Tuesday, September 7, 2021

The "joys" of old documents

 

One of the “joys” of historical research is deciphering old documents. Forget issues like Latin or ancient languages, just the vagaries of time on writing materials, coupled with a hit and miss approach by scanners, can create unwanted puzzles.

To illustrate, below is a document where the puzzle has been solved, but it still illustrates the problem when, for example, you don’t have newspaper confirmation of events.




This register of deaths from Washington State is from 1905. Homing in on one entry, can you make out whose name this is?




To put you out of your misery, this is Barbour, Nelson H. Yes, it is THAT Nelson Barbour, dying away from home on August 30, 1905.

The date can be worked out from other more legible dates on the page.

Travelling along the line we find more information. So what do you make of this?



Deciphering the columns, Nelson was 81 when he died.

He was M – i.e. male

He was widowed

Where did the death happen? Do – i.e. ditto from the name Tacoma hgher up the page.

And Nelson died from?




By a comparison with other entries on the page, Nelson died from “exhaustion.”  The word is more clearly seen for other deceased persons on the page. It seems to be a fairly common event for the time and area. Its vagueness is similar to descriptions often given of people dying from “heart failure.” (CTR is an example of this). It is a sort of catch-all; everyone dies from heart failure, but the real question is, what caused it? What caused Nelson to die from “exhaustion?”

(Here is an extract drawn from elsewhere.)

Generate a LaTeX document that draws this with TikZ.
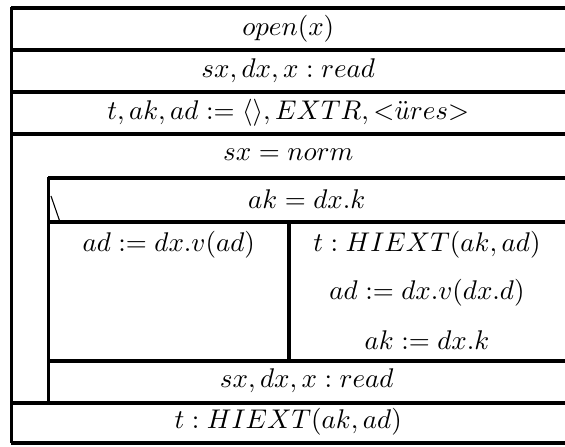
\documentclass[tikz,border=0pt]{standalone}
\begin{document}
\begin{tikzpicture}[x=0.37pt, y=-0.37pt,
    rule/.style={line width=1.2pt},
    cell/.style={inner sep=0pt, anchor=center}]
    % --- coordinates ---
    % left edge, inner block edge, branch divider, right edge
    \def\L{11.5}
    \def\I{48.5}
    \def\D{289}
    \def\R{565}
    \useasboundingbox (0,0) rectangle (565,447);

    % --- outer rows ---
    \draw[rule] (\L,8) -- (\R,8);
    \draw[rule] (\L,50) -- (\R,50);
    \draw[rule] (\L,92) -- (\R,92);
    \draw[rule] (\L,134) -- (\R,134);
    \draw[rule] (\L,403) -- (\R,403);
    \draw[rule] (\L,443) -- (\R,443);
    \draw[rule, line width=1.4pt] (\L,7.5) -- (\L,443.5);

    % --- loop body ---
    \draw[rule] (\I,178) -- (\R,178);
    \draw[rule] (\I,222) -- (\R,222);
    \draw[rule] (\I,361) -- (\R,361);
    \draw[rule] (\I,177.5) -- (\I,403);
    % branch divider
    \draw[rule] (\D,222) -- (\D,361);
    % condition mark
    \draw[line width=0.4pt] (51,196) -- (60,222);

    % --- texts ---
    \node[cell] (open) at ({(\L+\R)/2},29) {$open(x)$};
    \node[cell] (read1) at ({(\L+\R)/2},71) {$sx, dx, x : read$};
    \node[cell] (init) at ({(\L+\R)/2},113) {$t, ak, ad := \langle\rangle, EXTR, {<}\ddot{u}res{>}$};
    \node[cell] (loop) at ({(\L+\R)/2},155) {$sx = norm$};
    \node[cell] (cond) at ({(\I+\R)/2},199) {$ak = dx.k$};
    \node[cell] (yes) at ({(\I+\D)/2},245) {$ad := dx.v(ad)$};
    \node[cell] (no1) at ({(\D+\R)/2},245) {$t : HIEXT(ak, ad)$};
    \node[cell] (no2) at ({(\D+\R)/2},293) {$ad := dx.v(dx.d)$};
    \node[cell] (no3) at ({(\D+\R)/2},340) {$ak := dx.k$};
    \node[cell] (read2) at ({(\I+\R)/2},381) {$sx, dx, x : read$};
    \node[cell] (out) at ({(\L+\R)/2},422) {$t : HIEXT(ak, ad)$};
\end{tikzpicture}
\end{document}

The continuing line goes onto the next page, asking where from, names of parents, etc. but this is all blank for Nelson. The information was not available or at least was not recorded, although they obviously knew where he was from because his body was sent nearly three thousand miles back home to be buried alongside his late wife, Emeline.

Headstone in Throopville Rural Cemetery, Auburn, New York.

For some reason the Proclaimers book says he died in 1906, but the date as above was 1905.


2 comments:

Chris G. said...

Very interesting clarifications of the challenges of historical research. Thank you Jerome!

B. W. Schulz said...

Nelson Barbour: The Millennium's Forgotten Prophet, [2009] Chapter One, endnote 3:

"Though the death notice in an Auburn, New York, newspaper says he died September 1, 1905, in Tacoma, Washington, the official record gives the date August 30, 1905. He died aged 81 years, 9 days. - Died, Auburn, New York, Bulletin, September 6, 1905, page 8. Register of Deaths,: City of Tacoma, 1905."